» Instruction: Copy from the first line below down to and including the line with "4.11, 4.19, 4.28];". Skip the pictures.

» Material provided:
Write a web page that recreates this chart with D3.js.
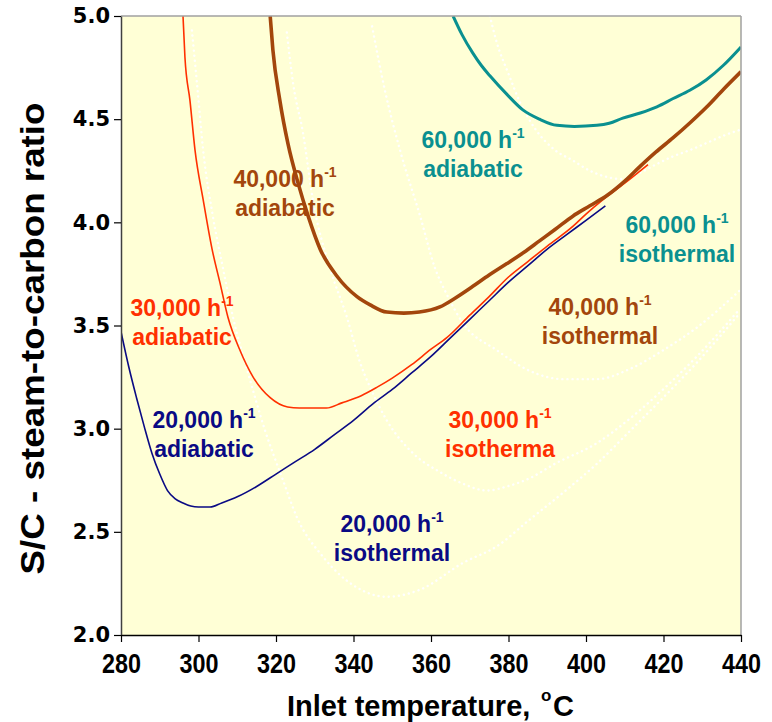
<!DOCTYPE html>
<html>
<head>
<meta charset="utf-8">
<script src="https://cdn.jsdelivr.net/npm/d3@7"></script>
<style>
  html, body { margin: 0; padding: 0; background: #ffffff; }
  svg { display: block; }
</style>
</head>
<body>
<svg id="chart" width="772" height="722"></svg>
<script>
// ---------------- DATA ----------------
const xTicks = [280, 300, 320, 340, 360, 380, 400, 420, 440];
const yTicks = [2.0, 2.5, 3.0, 3.5, 4.0, 4.5, 5.0];

// 20,000 h-1 adiabatic
const ad20T = [280, 282, 284, 286, 288, 290, 292, 294, 296, 298, 300, 303, 306, 310, 315, 320, 325, 330, 335, 340, 345, 350, 355, 360, 365, 370, 375, 380, 385, 390, 395, 400, 405];
const ad20S = [3.47, 3.30, 3.15, 3.01, 2.88, 2.78, 2.70, 2.66, 2.64, 2.625, 2.62, 2.62, 2.64, 2.67, 2.72, 2.78, 2.84, 2.90, 2.97, 3.04, 3.12, 3.19, 3.27, 3.35, 3.44, 3.53, 3.62, 3.71, 3.79, 3.87, 3.94, 4.01, 4.08];

// 30,000 h-1 adiabatic
const ad30T = [296, 296.5, 297.8, 299.1, 301.2, 303.5, 305.5, 307.6, 310.7, 314.1, 318.5, 323, 326, 330, 333, 337, 342, 346, 350, 355, 360, 364, 370, 375, 380, 385, 390, 396.6, 400, 404.4, 410, 416];
const ad30S = [5.0, 4.80, 4.59, 4.35, 4.11, 3.87, 3.71, 3.54, 3.38, 3.25, 3.15, 3.105, 3.10, 3.10, 3.10, 3.125, 3.16, 3.20, 3.245, 3.31, 3.385, 3.44, 3.55, 3.64, 3.735, 3.81, 3.885, 3.98, 4.04, 4.11, 4.19, 4.28];

// 40,000 h-1 adiabatic
const ad40T = [318.5, 319.2, 321, 323.1, 325.7, 328.3, 331.4, 335.7, 340.9, 344.3, 348.6, 353, 357, 362.3, 366, 370.8, 375, 379.6, 384, 388, 392, 396.6, 401, 405.4, 410, 413.9, 418, 422.5, 427, 431.2, 435.5, 440];
const ad40S = [5.0, 4.835, 4.59, 4.38, 4.19, 4.03, 3.87, 3.74, 3.64, 3.60, 3.565, 3.56, 3.565, 3.59, 3.63, 3.69, 3.745, 3.80, 3.855, 3.91, 3.965, 4.03, 4.08, 4.13, 4.20, 4.27, 4.34, 4.41, 4.485, 4.56, 4.645, 4.73];

// 60,000 h-1 adiabatic
const ad60T = [365.7, 368, 370.8, 373, 375.2, 379.6, 383.7, 388, 392.5, 397, 402.8, 406, 409.5, 414, 418.3, 422.5, 426.8, 431, 435.4, 440];
const ad60S = [5.0, 4.91, 4.82, 4.76, 4.71, 4.62, 4.545, 4.50, 4.47, 4.465, 4.47, 4.48, 4.505, 4.53, 4.56, 4.60, 4.64, 4.69, 4.76, 4.85];

// isothermal curves (white dotted)
const iso20T = [298.3, 299.6, 301.2, 303.7, 306.3, 308.9, 312.8, 317.2, 321.8, 325.4, 332.1, 340.9, 348.6, 357.2, 368.3, 377, 385.5, 394.1, 402.8, 411.4, 419.9, 428.6, 439.7];
const iso20S = [4.93, 4.675, 4.35, 4.03, 3.78, 3.54, 3.27, 2.99, 2.75, 2.57, 2.38, 2.23, 2.185, 2.22, 2.35, 2.43, 2.56, 2.69, 2.83, 2.99, 3.15, 3.32, 3.56];

const iso30T = [322.8, 324.4, 327, 329.5, 333.9, 338.3, 341.7, 344.3, 348.6, 355.4, 362.3, 368, 374.5, 379.6, 385.5, 392, 402.8, 411.4, 419.9, 428.6, 439.7];
const iso30S = [4.92, 4.675, 4.43, 4.11, 3.78, 3.54, 3.32, 3.20, 3.04, 2.88, 2.79, 2.735, 2.70, 2.72, 2.76, 2.83, 2.93, 3.05, 3.19, 3.35, 3.58];

const iso40T = [344.8, 348.1, 352, 357.2, 361, 364.1, 368.3, 377, 385.5, 394.1, 402.8, 411.4, 419.9, 428.6, 439.7];
const iso40S = [4.95, 4.64, 4.35, 4.03, 3.78, 3.65, 3.51, 3.38, 3.28, 3.24, 3.24, 3.29, 3.38, 3.49, 3.67];

const iso60T = [375.2, 377, 380, 383, 387, 392, 396.6, 401, 405.4, 409, 413.9, 418, 422.5, 426.8, 431.2, 435.5, 440];
const iso60S = [5.0, 4.87, 4.72, 4.58, 4.45, 4.35, 4.30, 4.25, 4.22, 4.21, 4.24, 4.28, 4.32, 4.35, 4.385, 4.42, 4.45];

// label texts
const labelRates = ["20,000 h", "30,000 h", "40,000 h", "60,000 h", "60,000 h", "40,000 h", "30,000 h", "20,000 h"];
const labelModes = ["adiabatic", "adiabatic", "adiabatic", "adiabatic", "isothermal", "isothermal", "isotherma", "isothermal"];

// ---------------- LAYOUT ----------------
(function () {
const svg = d3.select("#chart");
const pL = 121, pR = 741, pT = 16, pB = 635;

const x = d3.scaleLinear().domain([280, 440]).range([pL, pR]);
const y = d3.scaleLinear().domain([2.0, 5.0]).range([pB, pT]);

const navy = "#0a0a84", red = "#ff3000", brown = "#a3460c", teal = "#0a9090";

svg.append("rect")
  .attr("x", pL).attr("y", pT)
  .attr("width", pR - pL).attr("height", pB - pT)
  .attr("fill", "#ffffd6");

svg.append("defs").append("clipPath").attr("id", "clip")
  .append("rect").attr("x", pL).attr("y", pT)
  .attr("width", pR - pL).attr("height", pB - pT);

const plot = svg.append("g").attr("clip-path", "url(#clip)");

const line = d3.line()
  .x(d => x(d[0])).y(d => y(d[1]))
  .curve(d3.curveMonotoneX);

const zip = (a, b) => a.map((v, i) => [v, b[i]]);

[[iso20T, iso20S], [iso30T, iso30S], [iso40T, iso40S], [iso60T, iso60S]].forEach(([t, s]) => {
  plot.append("path")
    .datum(zip(t, s))
    .attr("d", line)
    .attr("fill", "none")
    .attr("stroke", "#ffffff")
    .attr("stroke-width", 2.4)
    .attr("stroke-linecap", "round")
    .attr("stroke-dasharray", "0.1,5");
});

const adi = [
  { t: ad20T, s: ad20S, c: navy, w: 1.6 },
  { t: ad30T, s: ad30S, c: red, w: 1.6 },
  { t: ad40T, s: ad40S, c: brown, w: 3.6 },
  { t: ad60T, s: ad60S, c: teal, w: 3.0 }
];
adi.forEach(a => {
  plot.append("path")
    .datum(zip(a.t, a.s))
    .attr("d", line)
    .attr("fill", "none")
    .attr("stroke", a.c)
    .attr("stroke-width", a.w)
    .attr("stroke-linejoin", "round");
});

svg.append("line").attr("x1", pL).attr("x2", pR).attr("y1", pT).attr("y2", pT)
  .attr("stroke", "#a0a0a0").attr("stroke-width", 1.5);
svg.append("line").attr("x1", pR).attr("x2", pR).attr("y1", pT).attr("y2", pB)
  .attr("stroke", "#a0a0a0").attr("stroke-width", 1.5);

const yAxis = svg.append("g").attr("transform", `translate(${pL},0)`)
  .call(d3.axisLeft(y).tickValues(yTicks).tickFormat(d3.format(".1f")).tickSize(7).tickSizeOuter(0).tickPadding(4));
yAxis.select(".domain").attr("stroke", "#404040").attr("stroke-width", 1.5);
yAxis.selectAll(".tick line").attr("stroke", "#000").attr("stroke-width", 1.2);
yAxis.selectAll(".tick text")
  .attr("font-family", "'DejaVu Sans', Verdana, sans-serif")
  .attr("font-weight", "bold").attr("font-size", 21).attr("fill", "#000");

const xAxis = svg.append("g").attr("transform", `translate(0,${pB})`)
  .call(d3.axisBottom(x).tickValues(xTicks).tickSize(7).tickSizeOuter(0).tickPadding(12));
xAxis.select(".domain").attr("stroke", "#000").attr("stroke-width", 1.5);
xAxis.selectAll(".tick line").attr("stroke", "#000").attr("stroke-width", 1.2);
xAxis.selectAll(".tick text")
  .attr("font-family", "'Liberation Sans', Arial, sans-serif")
  .attr("font-weight", "bold").attr("font-size", 27).attr("fill", "#000")
  .attr("textLength", 39).attr("lengthAdjust", "spacingAndGlyphs");

const titleFont = "'Liberation Sans', Arial, sans-serif";
svg.append("text")
  .attr("x", 287).attr("y", 716)
  .attr("font-family", titleFont)
  .attr("font-weight", "bold").attr("font-size", 29).attr("fill", "#000")
  .text("Inlet temperature,");
svg.append("text")
  .attr("x", 541).attr("y", 701)
  .attr("font-family", titleFont)
  .attr("font-weight", "bold").attr("font-size", 17).attr("fill", "#000")
  .text("o");
svg.append("text")
  .attr("x", 553).attr("y", 716)
  .attr("font-family", titleFont)
  .attr("font-weight", "bold").attr("font-size", 29).attr("fill", "#000")
  .text("C");

svg.append("text")
  .attr("transform", `translate(44,${(pT + pB) / 2 + 13}) rotate(-90)`)
  .attr("text-anchor", "middle")
  .attr("font-family", titleFont)
  .attr("font-weight", "bold").attr("font-size", 34).attr("fill", "#000")
  .attr("textLength", 472).attr("lengthAdjust", "spacingAndGlyphs")
  .text("S/C - steam-to-carbon ratio");

const labelPos = [
  { cx: 204, b1: 428, b2: 457, c: navy },
  { cx: 182, b1: 316, b2: 345, c: red },
  { cx: 285, b1: 187, b2: 216, c: brown },
  { cx: 473, b1: 148, b2: 177, c: teal },
  { cx: 677, b1: 233, b2: 262, c: teal },
  { cx: 600, b1: 315, b2: 344, c: brown },
  { cx: 500, b1: 428, b2: 457, c: red },
  { cx: 392, b1: 532, b2: 561, c: navy }
];
labelPos.forEach((p, i) => {
  const t1 = svg.append("text")
    .attr("x", p.cx).attr("y", p.b1)
    .attr("text-anchor", "middle")
    .attr("font-family", titleFont)
    .attr("font-weight", "bold").attr("font-size", 23).attr("fill", p.c);
  t1.append("tspan").text(labelRates[i]);
  t1.append("tspan").attr("dy", -10).attr("font-size", 14).text("-1");
  svg.append("text")
    .attr("x", p.cx).attr("y", p.b2)
    .attr("text-anchor", "middle")
    .attr("font-family", titleFont)
    .attr("font-weight", "bold").attr("font-size", 23).attr("fill", p.c)
    .text(labelModes[i]);
});
})();
</script>
</body>
</html>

» Task solution:
Write a web page that recreates this chart with D3.js.
<!DOCTYPE html>
<html>
<head>
<meta charset="utf-8">
<script src="https://cdn.jsdelivr.net/npm/d3@7"></script>
<style>
  html, body { margin: 0; padding: 0; background: #ffffff; }
  svg { display: block; }
</style>
</head>
<body>
<svg id="chart" width="772" height="722"></svg>
<script>
// ---------------- DATA ----------------
const xTicks = [280, 300, 320, 340, 360, 380, 400, 420, 440];
const yTicks = [2.0, 2.5, 3.0, 3.5, 4.0, 4.5, 5.0];

// 20,000 h-1 adiabatic
const ad20T = [280, 282, 284, 286, 288, 290, 292, 294, 296, 298, 300, 303, 306, 310, 315, 320, 325, 330, 335, 340, 345, 350, 355, 360, 365, 370, 375, 380, 385, 390, 395, 400, 405];
const ad20S = [3.47, 3.30, 3.15, 3.01, 2.88, 2.78, 2.70, 2.66, 2.64, 2.625, 2.62, 2.62, 2.64, 2.67, 2.72, 2.78, 2.84, 2.90, 2.97, 3.04, 3.12, 3.19, 3.27, 3.35, 3.44, 3.53, 3.62, 3.71, 3.79, 3.87, 3.94, 4.01, 4.08];

// 30,000 h-1 adiabatic
const ad30T = [296, 296.5, 297.8, 299.1, 301.2, 303.5, 305.5, 307.6, 310.7, 314.1, 318.5, 323, 326, 330, 333, 337, 342, 346, 350, 355, 360, 364, 370, 375, 380, 385, 390, 396.6, 400, 404.4, 410, 416];
const ad30S = [5.0, 4.80, 4.59, 4.35, 4.11, 3.87, 3.71, 3.54, 3.38, 3.25, 3.15, 3.105, 3.10, 3.10, 3.10, 3.125, 3.16, 3.20, 3.245, 3.31, 3.385, 3.44, 3.55, 3.64, 3.735, 3.81, 3.885, 3.98, 4.04, 4.11, 4.19, 4.28];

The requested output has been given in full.